Con el tiempo, cada uno fue haciéndose su propio camino. Yo comencé a trabajar en la radio y a veces salía con ellos a vender los fines de semana, pero ya tenía un ingreso fijo; y a decir verdad, ya eran agotadoras las trasnochadas recorriendo todos y cada uno de los locales nocturnos. Así que no me era imperativo salir a ofrecer empanaditas. Además, ellos tenían otros planes en aquel entonces, y yo estaba ahorrando lo mínimo para emprender el viaje al Perú. Poco a poco, y sin darnos cuenta, nos fuimos enfocando cada quien en lo suyo.
A pesar de haber perdido el contacto y de no saber con certeza si están aún allá, o si se regresaron a Venezuela, siempre que recuerdo mi paso por Colombia, los recuerdo con cariño porque en el momento que aparecieron fueron de esas personas que uno quiere que lleguen a tu vida. Personas que suman y que te aportan. Que no temen echarte una mano, porque lo hacen con la intención de ayudarte y ya.

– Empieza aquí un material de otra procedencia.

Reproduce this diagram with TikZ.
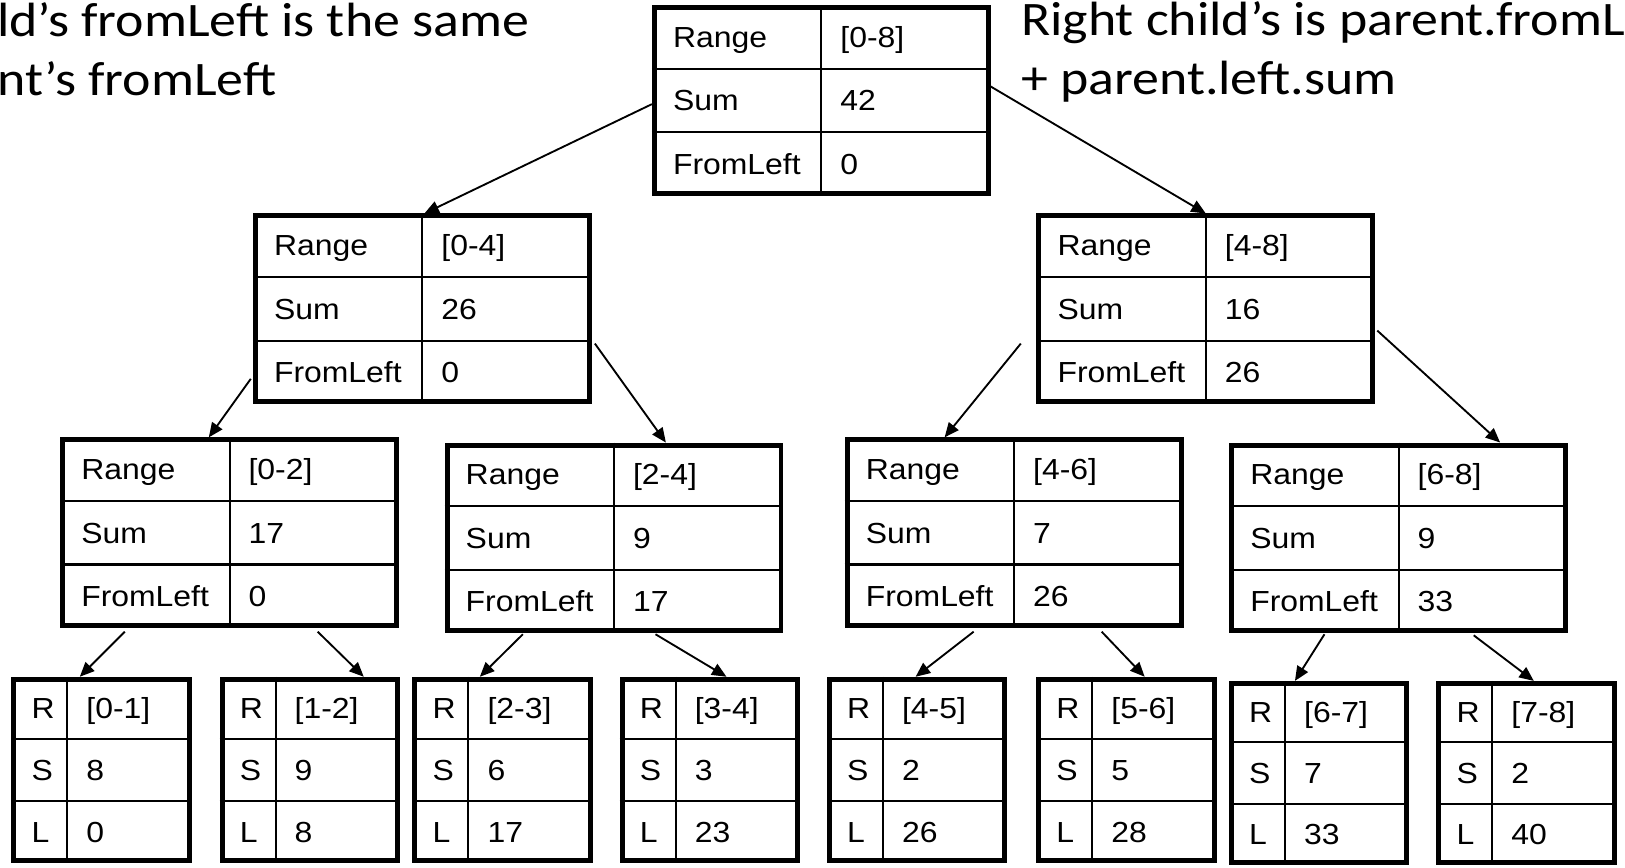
\documentclass[tikz,border=0pt]{standalone}
\usepackage{fontspec}
\setmainfont{Liberation Sans}[FakeStretch=1.1]
\newfontfamily\calib{Carlito}[FakeStretch=1.12]
\usetikzlibrary{calc,arrows.meta}

\tikzset{
  tbox/.style={draw, line width=2.4pt, rectangle, inner sep=0pt},
  cellline/.style={line width=1pt},
  cell/.style={anchor=base west, inner sep=0pt, font=\fontsize{14pt}{16pt}\selectfont},
  link/.style={line width=0.9pt, -{Triangle[length=7pt,width=6pt]}},
  note/.style={anchor=base west, inner sep=0pt, font=\calib\fontsize{23.2pt}{28pt}\selectfont},
}

% inner node of the tree: name, left, top, range, sum, fromLeft
\newcommand{\bigtable}[6]{%
  \node[tbox, minimum width={(327-4.8)*0.5pt}, minimum height={(184-4.8)*0.5pt}] (#1) at ({#2+163.5},{#3+92}) {};
  \draw[cellline] (#1.north) -- (#1.south);
  \draw[cellline] ($(#1.north west)!1/3!(#1.south west)$) -- ($(#1.north east)!1/3!(#1.south east)$);
  \draw[cellline] ($(#1.north west)!2/3!(#1.south west)$) -- ($(#1.north east)!2/3!(#1.south east)$);
  \node[cell] (#1-k1) at ({#2+20},{#3+40.7}) {Range};
  \node[cell] (#1-k2) at ({#2+20},{#3+102}) {Sum};
  \node[cell] (#1-k3) at ({#2+20},{#3+163.3}) {FromLeft};
  \node[cell] (#1-v1) at ({#2+181.5},{#3+40.7}) {#4};
  \node[cell] (#1-v2) at ({#2+181.5},{#3+102}) {#5};
  \node[cell] (#1-v3) at ({#2+181.5},{#3+163.3}) {#6};
}

% leaf of the tree: name, left, top, height, range, sum, fromLeft
\newcommand{\leaftable}[7]{%
  \node[tbox, minimum width={(174-4.8)*0.5pt}, minimum height={(#4-4.8)*0.5pt}] (#1) at ({#2+87},{#3+#4/2}) {};
  \draw[cellline] ($(#1.north west)+(54,0)$) -- ($(#1.south west)+(54,0)$);
  \draw[cellline] ($(#1.north west)!1/3!(#1.south west)$) -- ($(#1.north east)!1/3!(#1.south east)$);
  \draw[cellline] ($(#1.north west)!2/3!(#1.south west)$) -- ($(#1.north east)!2/3!(#1.south east)$);
  \node[cell] (#1-k1) at ({#2+19},{#3+#4/6+10}) {R};
  \node[cell] (#1-k2) at ({#2+19},{#3+#4/2+10}) {S};
  \node[cell] (#1-k3) at ({#2+19},{#3+5*#4/6+10}) {L};
  \node[cell] (#1-v1) at ({#2+72},{#3+#4/6+10}) {#5};
  \node[cell] (#1-v2) at ({#2+72},{#3+#4/2+10}) {#6};
  \node[cell] (#1-v3) at ({#2+72},{#3+5*#4/6+10}) {#7};
}

\begin{document}
\begin{tikzpicture}[x=0.5pt,y=-0.5pt]
\useasboundingbox (0,0) rectangle (1568,837);

% explanatory notes
\node[note] (noteL1) at (-3,35) {ld’s fromLeft is the same};
\node[note] (noteL2) at (-3,92) {nt’s fromLeft};
\node[note] (noteR1) at (985,34) {Right child’s is parent.fromL};
\node[note] (noteR2) at (985,91) {+ parent.left.sum};

% tree levels
\bigtable{root}{629}{5}{[0-8]}{42}{0}
\bigtable{n04}{244}{206}{[0-4]}{26}{0}
\bigtable{n48}{1000}{206}{[4-8]}{16}{26}
\bigtable{n02}{58}{422}{[0-2]}{17}{0}
\bigtable{n24}{429}{427}{[2-4]}{9}{17}
\bigtable{n46}{815}{422}{[4-6]}{7}{26}
\bigtable{n68}{1186}{427}{[6-8]}{9}{33}

\leaftable{n01}{11}{653}{180}{[0-1]}{8}{0}
\leaftable{n12}{212}{653}{180}{[1-2]}{9}{8}
\leaftable{n23}{398}{653}{180}{[2-3]}{6}{17}
\leaftable{n34}{598}{653}{180}{[3-4]}{3}{23}
\leaftable{n45}{798}{653}{180}{[4-5]}{2}{26}
\leaftable{n56}{1000}{653}{180}{[5-6]}{5}{28}
\leaftable{n67}{1186}{657}{178}{[6-7]}{7}{33}
\leaftable{n78}{1386}{657}{178}{[7-8]}{2}{40}

% parent-to-child links
\draw[link] ($(root.west)+(0,3.5)$) -- ($(n04.north)+(2,0)$);
\draw[link] ($(root.east)+(0,-13.5)$) -- ($(n48.north)+(0,0)$);
\draw[link] ($(n04.west)+(-2,67.5)$) -- ($(n02.north)+(-20,0)$);
\draw[link] ($(n04.east)+(3,33.5)$) -- ($(n24.north)+(50,0)$);
\draw[link] ($(n48.west)+(-15,33.5)$) -- ($(n46.north)+(-67,0)$);
\draw[link] ($(n48.east)+(2,21)$) -- ($(n68.north)+(98,0)$);
\draw[link] ($(n02.south)+(-101,3.5)$) -- ($(n01.north)+(-21,0)$);
\draw[link] ($(n02.south)+(85,3.5)$) -- ($(n12.north)+(52,0)$);
\draw[link] ($(n24.south)+(-88,1)$) -- ($(n23.north)+(-22,0)$);
\draw[link] ($(n24.south)+(40,1)$) -- ($(n34.north)+(16,0)$);
\draw[link] ($(n46.south)+(-39,3.5)$) -- ($(n45.north)+(-1.5,0)$);
\draw[link] ($(n46.south)+(84.5,3.5)$) -- ($(n56.north)+(17.5,0)$);
\draw[link] ($(n68.south)+(-71.5,1)$) -- ($(n67.north)+(-23.5,0)$);
\draw[link] ($(n68.south)+(72.5,2)$) -- ($(n78.north)+(7,0)$);
\end{tikzpicture}
\end{document}
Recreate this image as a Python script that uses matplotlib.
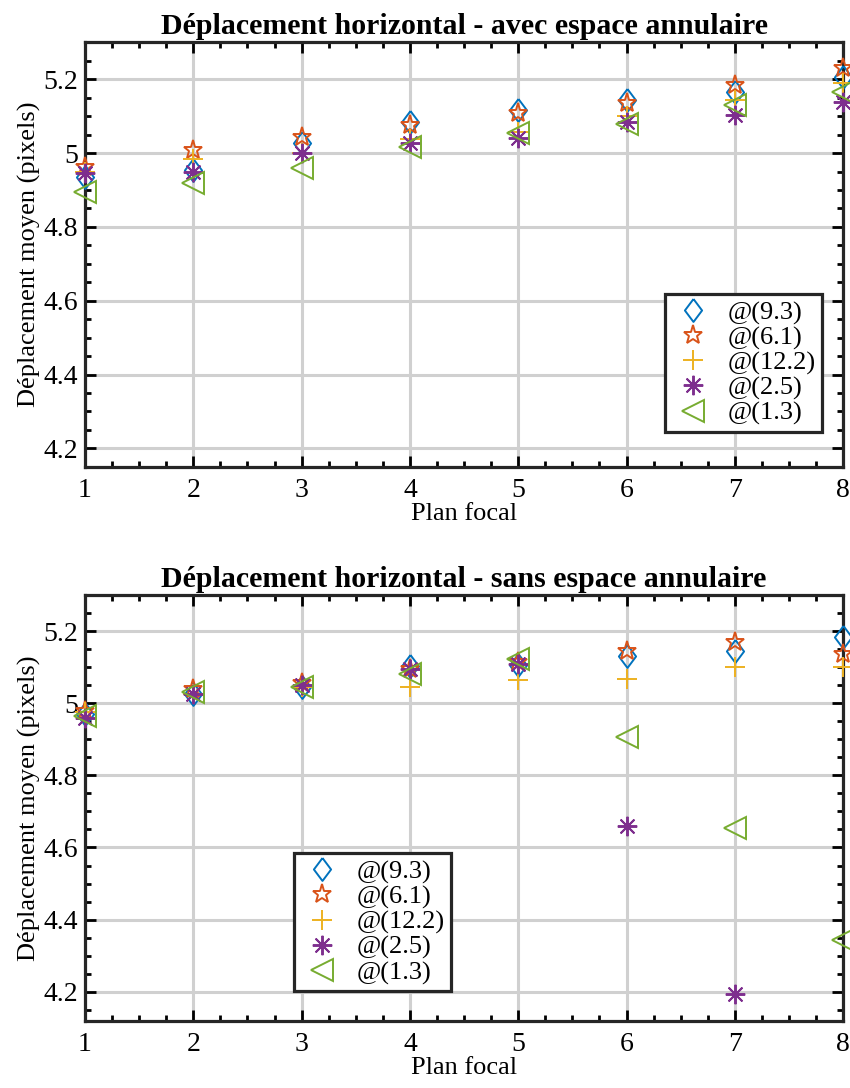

Sin envidias, porque no hay nada que envidiar. Sin mezquindad, ni esa malicia de “no voy a decir o comentar esto, porque se pueden copiar”.
Esa energía positiva que emanaron esos muchachos aquella noche cuando conversábamos en la plaza principal de Ocaña, mientras se comían el shawarma que yo les había vendido, esa buena vibra fue la que sin duda permitió que los conociera y que, entre todos, saliéramos hacía adelante. ¿Me ayudan a buscarlos?